Dilemme entre tradition et modernité culinaire
La cuisine sénégalaise est prise dans une tension permanente : comment préserver l’authenticité sans sombrer dans l’archaïsme ? Comment s’ouvrir à la modernité sans perdre son âme ? Le dilemme est d’autant plus grand que les jeunes générations, souvent peu formées aux techniques culinaires traditionnelles, se tournent vers des modèles importés, où la rapidité et l’esthétique l’emportent sur le goût et le sens.
Dans les émissions culinaires ou les concours gastronomiques, on assiste parfois à une « relecture » contemporaine de plats sénégalais. Mais cette tendance, bien que salutaire, pose la question de la légitimité : qui a le droit de revisiter un plat ? À quel moment cesse-t-on de le reconnaître ?
Faiblesses structurelles et absence de stratégie nationale
Selon un expert et homme de l’art, contrairement à des pays comme le Maroc, le Pérou ou la Thaïlande, qui ont su bâtir des stratégies d’exportation de leur patrimoine culinaire, le Sénégal ne dispose pas d’un plan structuré de valorisation gastronomique. Les écoles de cuisine axées sur les techniques locales sont rares, les filières de production agroalimentaire restent fragiles, et la documentation sérieuse sur les recettes et leurs origines est encore marginale.

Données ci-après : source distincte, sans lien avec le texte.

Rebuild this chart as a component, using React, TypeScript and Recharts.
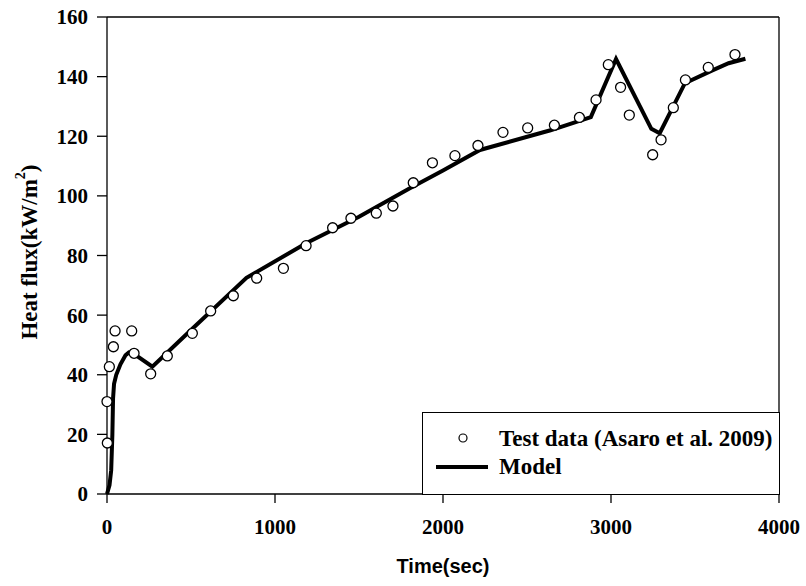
import {
  ComposedChart,
  Line,
  Scatter,
  XAxis,
  YAxis,
  Legend,
  ReferenceLine,
} from "recharts";

// Test data (Asaro et al. 2009)
const testTime = [
  0, 2, 14, 38, 48, 147, 161, 260, 359, 508, 617, 752, 891, 1050, 1185, 1343,
  1452, 1603, 1702, 1823, 1937, 2071, 2208, 2357, 2504, 2663, 2812, 2911, 2984,
  3057, 3109, 3248, 3298, 3371, 3443, 3579, 3738,
];
const testFlux = [
  31, 17.1, 42.7, 49.4, 54.7, 54.7, 47.2, 40.3, 46.3, 53.9, 61.4, 66.5, 72.4,
  75.7, 83.3, 89.3, 92.5, 94.2, 96.6, 104.4, 111.1, 113.5, 116.9, 121.3, 122.8,
  123.7, 126.3, 132.2, 144, 136.4, 127.1, 113.8, 118.8, 129.6, 138.9, 143.1,
  147.4,
];

// Model
const modelTime = [
  0, 15, 25, 32, 36, 42, 55, 80, 110, 130, 160, 270, 500, 830, 1185, 1500, 1800,
  2000, 2220, 2640, 2880, 3030, 3240, 3290, 3440, 3600, 3700, 3800,
];
const modelFlux = [
  0, 3, 8, 20, 32, 37, 40, 43.5, 46.5, 47.5, 47, 42.7, 55, 72.5, 84.1, 93,
  102.5, 108.5, 115.4, 122, 126.4, 145.9, 122.5, 121, 137.8, 142, 144.5, 146,
];

const xTicks = [0, 1000, 2000, 3000, 4000];
const yTicks = [0, 20, 40, 60, 80, 100, 120, 140, 160];

const testData = testTime.map((t, i) => ({ t, v: testFlux[i] }));
const modelData = modelTime.map((t, i) => ({ t, v: modelFlux[i] }));

const SERIF = "'Liberation Serif', 'Times New Roman', serif";
const SANS = "'Liberation Sans', Arial, sans-serif";

function OpenCircle(props: { cx?: number; cy?: number }) {
  const { cx, cy } = props;
  if (cx == null || cy == null) return null;
  return <circle cx={cx} cy={cy} r={5} fill="#fff" stroke="#000" strokeWidth={1.3} />;
}

function YLabel() {
  return (
    <text
      x={29}
      y={252}
      transform="rotate(-90 29 252)"
      textAnchor="middle"
      dominantBaseline="central"
      fontFamily={SERIF}
      fontWeight="bold"
      fontSize={23}
      fill="#000"
    >
      Heat flux(kW/m
      <tspan dy={-9} fontSize={14}>
        2
      </tspan>
      <tspan dy={9}>)</tspan>
    </text>
  );
}

function LegendBox() {
  return (
    <div
      style={{
        width: 358,
        height: 83,
        boxSizing: "border-box",
        border: "1.3px solid #000",
        background: "#fff",
      }}
    >
      <svg width={356} height={81}>
        <circle cx={40} cy={25} r={4} fill="#fff" stroke="#000" strokeWidth={1.2} />
        <text x={76} y={33} fontFamily={SERIF} fontWeight="bold" fontSize={23} fill="#000">
          Test data (Asaro et al. 2009)
        </text>
        <line x1={13} x2={65} y1={54} y2={54} stroke="#000" strokeWidth={4} />
        <text x={76} y={61} fontFamily={SERIF} fontWeight="bold" fontSize={23} fill="#000">
          Model
        </text>
      </svg>
    </div>
  );
}

export default function App() {
  return (
    <div style={{ position: "absolute", left: 0, top: 0, background: "#fff" }}>
      <ComposedChart
        width={806}
        height={586}
        margin={{ top: 17, right: 27, bottom: 12, left: 10 }}
      >
        <XAxis
          dataKey="t"
          type="number"
          domain={[0, 4000]}
          ticks={xTicks}
          height={80}
          stroke="#000"
          strokeWidth={1.3}
          tickSize={9}
          tickMargin={16}
          tick={{ fontSize: 21, fontFamily: SERIF, fontWeight: "bold", fill: "#000" }}
          label={{
            value: "Time(sec)",
            position: "insideBottom",
            offset: 1,
            fontSize: 20,
            fontFamily: SANS,
            fontWeight: "bold",
            fill: "#000",
          }}
        />
        <YAxis
          dataKey="v"
          type="number"
          domain={[0, 160]}
          ticks={yTicks}
          width={97}
          stroke="#000"
          strokeWidth={1.3}
          tickSize={10}
          tickMargin={9}
          tick={{ fontSize: 21, fontFamily: SERIF, fontWeight: "bold", fill: "#000" }}
          label={<YLabel />}
        />
        <ReferenceLine y={160} stroke="#000" strokeWidth={1.3} />
        <ReferenceLine x={4000} stroke="#000" strokeWidth={1.3} />
        <Line
          data={modelData}
          dataKey="v"
          type="linear"
          stroke="#000"
          strokeWidth={4}
          dot={false}
          activeDot={false}
          isAnimationActive={false}
        />
        <Scatter
          data={testData}
          dataKey="v"
          shape={<OpenCircle />}
          isAnimationActive={false}
        />
        <Legend
          layout="vertical"
          align="center"
          verticalAlign="middle"
          content={<LegendBox />}
          wrapperStyle={{ left: 422, top: 412, width: 358, height: 83 }}
        />
      </ComposedChart>
    </div>
  );
}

Le secteur souffre aussi d’un manque de reconnaissance dans la hiérarchie culturelle. Longtemps considérée comme relevant du privé ou du domestique, la cuisine n’a pas été perçue comme un levier de diplomatie culturelle ou de développement économique. Aujourd’hui encore, rares sont les festivals, musées ou publications scientifiques consacrés à l’alimentation sénégalaise.
Tourisme, diaspora et réseaux sociaux : des leviers à activer
Pourtant, des dynamiques nouvelles émergent. La diaspora sénégalaise, en Europe ou en Amérique, participe activement à la diffusion de la cuisine nationale. Des chefs comme Pierre Thiam ou les cuisiniers des chaînes YouTube et TikTok revisitent et exportent les classiques, avec pédagogie et créativité. Le tourisme intérieur, notamment en Casamance ou sur la Petite Côte, redonne aussi sa place aux plats du terroir. Les visiteurs étrangers s’étonnent, s’émerveillent, mais souvent, leur expérience reste superficielle, faute d’un storytelling fort et cohérent autour de la gastronomie.
Vers une écologie du goût sénégalais
Il ne s’agit pas de figer la cuisine sénégalaise dans le passé, mais de construire une écologie du goût : préserver les semences locales, valoriser les produits du terroir, transmettre les savoir-faire aux jeunes, encourager les femmes à devenir entrepreneures culinaires, soutenir les marchés de proximité. Il faut aussi donner aux langues nationales leur place dans la transmission des recettes. Le “laax”, le “mbaxal”, le “xéw”, le “kaldou”, ont une charge sémantique que le Français traduit mal. La langue est ici un ingrédient du goût, un vecteur de mémoire. La gastronomie sénégalaise n’est ni monolithique ni figée. Elle est vivante, mouvante, disputée. Elle incarne les tensions du pays entre tradition et modernité, globalisation et enracinement. Mais si rien n’est fait, elle risque de se réduire à un folklore aseptisé ou à une fast-foodisation décomplexée. Refonder une stratégie nationale de la diversité culinaire, c’est dès lors préserver une partie essentielle de l’identité sénégalaise. Car, comme le dit un proverbe wolof : “Ku la lekk, mooy ku la wóolu” -celui qui mange ta cuisine, finit par t’accepter.